Aim of the exercise: Reproduce each line of the listing exactly.

Provided records:
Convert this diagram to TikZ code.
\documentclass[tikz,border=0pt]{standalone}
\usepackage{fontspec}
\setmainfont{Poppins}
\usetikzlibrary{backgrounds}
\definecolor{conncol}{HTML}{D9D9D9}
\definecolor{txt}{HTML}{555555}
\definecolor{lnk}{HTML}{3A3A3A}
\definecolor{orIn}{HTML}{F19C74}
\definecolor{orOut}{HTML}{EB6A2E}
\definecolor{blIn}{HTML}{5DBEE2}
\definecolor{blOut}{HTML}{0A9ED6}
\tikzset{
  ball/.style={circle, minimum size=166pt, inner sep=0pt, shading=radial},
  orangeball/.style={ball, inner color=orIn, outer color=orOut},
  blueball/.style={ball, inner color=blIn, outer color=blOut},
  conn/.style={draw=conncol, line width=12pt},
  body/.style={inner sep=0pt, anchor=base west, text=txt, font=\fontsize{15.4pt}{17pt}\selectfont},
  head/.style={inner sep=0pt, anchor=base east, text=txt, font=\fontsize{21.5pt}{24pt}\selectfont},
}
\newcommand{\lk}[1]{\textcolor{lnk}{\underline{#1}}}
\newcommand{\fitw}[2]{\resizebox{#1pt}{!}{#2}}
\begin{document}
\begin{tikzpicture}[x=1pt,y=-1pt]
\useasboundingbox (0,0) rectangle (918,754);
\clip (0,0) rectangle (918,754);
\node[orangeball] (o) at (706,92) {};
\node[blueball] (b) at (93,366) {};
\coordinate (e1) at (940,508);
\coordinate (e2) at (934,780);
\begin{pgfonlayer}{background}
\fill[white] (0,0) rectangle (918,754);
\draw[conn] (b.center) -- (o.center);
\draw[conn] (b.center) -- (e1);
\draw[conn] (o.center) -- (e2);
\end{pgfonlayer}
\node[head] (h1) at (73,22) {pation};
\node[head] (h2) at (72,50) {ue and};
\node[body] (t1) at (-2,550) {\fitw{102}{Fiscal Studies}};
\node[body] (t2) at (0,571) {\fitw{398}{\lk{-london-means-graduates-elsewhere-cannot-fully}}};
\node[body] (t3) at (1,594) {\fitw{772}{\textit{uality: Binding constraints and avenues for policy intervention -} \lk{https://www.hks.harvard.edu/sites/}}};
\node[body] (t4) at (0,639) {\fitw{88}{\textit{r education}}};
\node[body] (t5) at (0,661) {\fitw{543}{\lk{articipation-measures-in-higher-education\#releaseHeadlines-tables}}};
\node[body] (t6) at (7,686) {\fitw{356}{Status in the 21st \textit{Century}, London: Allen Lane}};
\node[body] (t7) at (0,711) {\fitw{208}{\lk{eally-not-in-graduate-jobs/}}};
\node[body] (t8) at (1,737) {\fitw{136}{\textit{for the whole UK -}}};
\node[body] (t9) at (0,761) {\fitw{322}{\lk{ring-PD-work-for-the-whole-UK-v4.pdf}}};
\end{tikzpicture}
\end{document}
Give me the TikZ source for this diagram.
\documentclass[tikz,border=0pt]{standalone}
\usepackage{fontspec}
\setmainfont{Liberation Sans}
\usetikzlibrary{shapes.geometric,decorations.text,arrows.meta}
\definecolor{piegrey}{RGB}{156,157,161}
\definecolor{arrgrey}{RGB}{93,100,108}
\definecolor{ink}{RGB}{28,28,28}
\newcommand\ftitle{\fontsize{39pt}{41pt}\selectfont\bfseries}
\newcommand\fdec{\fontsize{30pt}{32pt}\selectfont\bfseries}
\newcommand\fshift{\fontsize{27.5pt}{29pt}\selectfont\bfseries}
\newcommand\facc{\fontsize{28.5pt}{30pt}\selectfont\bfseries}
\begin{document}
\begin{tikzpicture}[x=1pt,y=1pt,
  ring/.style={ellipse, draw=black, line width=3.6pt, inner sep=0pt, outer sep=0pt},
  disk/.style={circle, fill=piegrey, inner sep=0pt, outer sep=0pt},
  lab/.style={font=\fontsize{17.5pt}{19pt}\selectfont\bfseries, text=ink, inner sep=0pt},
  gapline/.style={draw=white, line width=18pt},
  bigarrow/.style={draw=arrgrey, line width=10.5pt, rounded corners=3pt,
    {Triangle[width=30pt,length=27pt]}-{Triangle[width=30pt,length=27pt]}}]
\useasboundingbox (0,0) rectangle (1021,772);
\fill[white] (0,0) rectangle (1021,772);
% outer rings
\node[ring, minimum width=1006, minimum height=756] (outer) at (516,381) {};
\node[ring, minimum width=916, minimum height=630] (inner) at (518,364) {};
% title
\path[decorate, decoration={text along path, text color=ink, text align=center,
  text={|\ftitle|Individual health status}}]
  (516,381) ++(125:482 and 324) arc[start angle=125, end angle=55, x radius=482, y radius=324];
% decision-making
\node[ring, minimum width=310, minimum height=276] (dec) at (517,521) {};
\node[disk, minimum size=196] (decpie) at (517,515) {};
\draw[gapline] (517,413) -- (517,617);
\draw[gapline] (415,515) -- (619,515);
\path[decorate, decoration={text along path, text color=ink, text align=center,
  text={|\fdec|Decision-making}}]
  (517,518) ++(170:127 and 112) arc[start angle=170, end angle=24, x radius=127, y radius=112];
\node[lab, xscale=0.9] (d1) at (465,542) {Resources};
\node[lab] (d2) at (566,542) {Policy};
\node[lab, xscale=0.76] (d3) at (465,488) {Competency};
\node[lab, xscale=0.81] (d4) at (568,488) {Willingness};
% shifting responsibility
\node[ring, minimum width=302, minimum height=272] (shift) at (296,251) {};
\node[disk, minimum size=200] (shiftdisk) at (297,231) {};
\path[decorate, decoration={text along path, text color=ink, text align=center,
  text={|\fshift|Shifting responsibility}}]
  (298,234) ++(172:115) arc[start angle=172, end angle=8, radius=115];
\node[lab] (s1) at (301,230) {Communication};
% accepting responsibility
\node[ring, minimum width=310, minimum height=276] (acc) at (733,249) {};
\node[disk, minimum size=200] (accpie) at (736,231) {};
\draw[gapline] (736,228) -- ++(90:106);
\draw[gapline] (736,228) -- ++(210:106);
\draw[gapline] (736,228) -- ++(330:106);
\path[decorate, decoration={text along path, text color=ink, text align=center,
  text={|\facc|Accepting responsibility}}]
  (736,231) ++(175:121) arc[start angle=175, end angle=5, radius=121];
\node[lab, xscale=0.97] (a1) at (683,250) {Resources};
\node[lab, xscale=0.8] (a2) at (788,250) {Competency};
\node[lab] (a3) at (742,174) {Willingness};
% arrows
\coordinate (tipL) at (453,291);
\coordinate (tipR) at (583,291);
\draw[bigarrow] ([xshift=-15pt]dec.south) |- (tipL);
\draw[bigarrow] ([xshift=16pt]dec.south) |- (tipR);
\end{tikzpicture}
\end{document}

Exercise result:
Convert this diagram to TikZ code.
\documentclass[tikz,border=0pt]{standalone}
\usepackage{fontspec}
\setmainfont{Poppins}
\usetikzlibrary{backgrounds}
\definecolor{conncol}{HTML}{D9D9D9}
\definecolor{txt}{HTML}{555555}
\definecolor{lnk}{HTML}{3A3A3A}
\definecolor{orIn}{HTML}{F19C74}
\definecolor{orOut}{HTML}{EB6A2E}
\definecolor{blIn}{HTML}{5DBEE2}
\definecolor{blOut}{HTML}{0A9ED6}
\tikzset{
  ball/.style={circle, minimum size=166pt, inner sep=0pt, shading=radial},
  orangeball/.style={ball, inner color=orIn, outer color=orOut},
  blueball/.style={ball, inner color=blIn, outer color=blOut},
  conn/.style={draw=conncol, line width=12pt},
  body/.style={inner sep=0pt, anchor=base west, text=txt, font=\fontsize{15.4pt}{17pt}\selectfont},
  head/.style={inner sep=0pt, anchor=base east, text=txt, font=\fontsize{21.5pt}{24pt}\selectfont},
}
\newcommand{\lk}[1]{\textcolor{lnk}{\underline{#1}}}
\newcommand{\fitw}[2]{\resizebox{#1pt}{!}{#2}}
\begin{document}
\begin{tikzpicture}[x=1pt,y=-1pt]
\useasboundingbox (0,0) rectangle (918,754);
\clip (0,0) rectangle (918,754);
\node[orangeball] (o) at (706,92) {};
\node[blueball] (b) at (93,366) {};
\coordinate (e1) at (940,508);
\coordinate (e2) at (934,780);
\begin{pgfonlayer}{background}
\fill[white] (0,0) rectangle (918,754);
\draw[conn] (b.center) -- (o.center);
\draw[conn] (b.center) -- (e1);
\draw[conn] (o.center) -- (e2);
\end{pgfonlayer}
\node[head] (h1) at (73,22) {pation};
\node[head] (h2) at (72,50) {ue and};
\node[body] (t1) at (-2,550) {\fitw{102}{Fiscal Studies}};
\node[body] (t2) at (0,571) {\fitw{398}{\lk{-london-means-graduates-elsewhere-cannot-fully}}};
\node[body] (t3) at (1,594) {\fitw{772}{\textit{uality: Binding constraints and avenues for policy intervention -} \lk{https://www.hks.harvard.edu/sites/}}};
\node[body] (t4) at (0,639) {\fitw{88}{\textit{r education}}};
\node[body] (t5) at (0,661) {\fitw{543}{\lk{articipation-measures-in-higher-education\#releaseHeadlines-tables}}};
\node[body] (t6) at (7,686) {\fitw{356}{Status in the 21st \textit{Century}, London: Allen Lane}};
\node[body] (t7) at (0,711) {\fitw{208}{\lk{eally-not-in-graduate-jobs/}}};
\node[body] (t8) at (1,737) {\fitw{136}{\textit{for the whole UK -}}};
\node[body] (t9) at (0,761) {\fitw{322}{\lk{ring-PD-work-for-the-whole-UK-v4.pdf}}};
\end{tikzpicture}
\end{document}
Give me the TikZ source for this diagram.
\documentclass[tikz,border=0pt]{standalone}
\usepackage{fontspec}
\setmainfont{Liberation Sans}
\usetikzlibrary{shapes.geometric,decorations.text,arrows.meta}
\definecolor{piegrey}{RGB}{156,157,161}
\definecolor{arrgrey}{RGB}{93,100,108}
\definecolor{ink}{RGB}{28,28,28}
\newcommand\ftitle{\fontsize{39pt}{41pt}\selectfont\bfseries}
\newcommand\fdec{\fontsize{30pt}{32pt}\selectfont\bfseries}
\newcommand\fshift{\fontsize{27.5pt}{29pt}\selectfont\bfseries}
\newcommand\facc{\fontsize{28.5pt}{30pt}\selectfont\bfseries}
\begin{document}
\begin{tikzpicture}[x=1pt,y=1pt,
  ring/.style={ellipse, draw=black, line width=3.6pt, inner sep=0pt, outer sep=0pt},
  disk/.style={circle, fill=piegrey, inner sep=0pt, outer sep=0pt},
  lab/.style={font=\fontsize{17.5pt}{19pt}\selectfont\bfseries, text=ink, inner sep=0pt},
  gapline/.style={draw=white, line width=18pt},
  bigarrow/.style={draw=arrgrey, line width=10.5pt, rounded corners=3pt,
    {Triangle[width=30pt,length=27pt]}-{Triangle[width=30pt,length=27pt]}}]
\useasboundingbox (0,0) rectangle (1021,772);
\fill[white] (0,0) rectangle (1021,772);
% outer rings
\node[ring, minimum width=1006, minimum height=756] (outer) at (516,381) {};
\node[ring, minimum width=916, minimum height=630] (inner) at (518,364) {};
% title
\path[decorate, decoration={text along path, text color=ink, text align=center,
  text={|\ftitle|Individual health status}}]
  (516,381) ++(125:482 and 324) arc[start angle=125, end angle=55, x radius=482, y radius=324];
% decision-making
\node[ring, minimum width=310, minimum height=276] (dec) at (517,521) {};
\node[disk, minimum size=196] (decpie) at (517,515) {};
\draw[gapline] (517,413) -- (517,617);
\draw[gapline] (415,515) -- (619,515);
\path[decorate, decoration={text along path, text color=ink, text align=center,
  text={|\fdec|Decision-making}}]
  (517,518) ++(170:127 and 112) arc[start angle=170, end angle=24, x radius=127, y radius=112];
\node[lab, xscale=0.9] (d1) at (465,542) {Resources};
\node[lab] (d2) at (566,542) {Policy};
\node[lab, xscale=0.76] (d3) at (465,488) {Competency};
\node[lab, xscale=0.81] (d4) at (568,488) {Willingness};
% shifting responsibility
\node[ring, minimum width=302, minimum height=272] (shift) at (296,251) {};
\node[disk, minimum size=200] (shiftdisk) at (297,231) {};
\path[decorate, decoration={text along path, text color=ink, text align=center,
  text={|\fshift|Shifting responsibility}}]
  (298,234) ++(172:115) arc[start angle=172, end angle=8, radius=115];
\node[lab] (s1) at (301,230) {Communication};
% accepting responsibility
\node[ring, minimum width=310, minimum height=276] (acc) at (733,249) {};
\node[disk, minimum size=200] (accpie) at (736,231) {};
\draw[gapline] (736,228) -- ++(90:106);
\draw[gapline] (736,228) -- ++(210:106);
\draw[gapline] (736,228) -- ++(330:106);
\path[decorate, decoration={text along path, text color=ink, text align=center,
  text={|\facc|Accepting responsibility}}]
  (736,231) ++(175:121) arc[start angle=175, end angle=5, radius=121];
\node[lab, xscale=0.97] (a1) at (683,250) {Resources};
\node[lab, xscale=0.8] (a2) at (788,250) {Competency};
\node[lab] (a3) at (742,174) {Willingness};
% arrows
\coordinate (tipL) at (453,291);
\coordinate (tipR) at (583,291);
\draw[bigarrow] ([xshift=-15pt]dec.south) |- (tipL);
\draw[bigarrow] ([xshift=16pt]dec.south) |- (tipR);
\end{tikzpicture}
\end{document}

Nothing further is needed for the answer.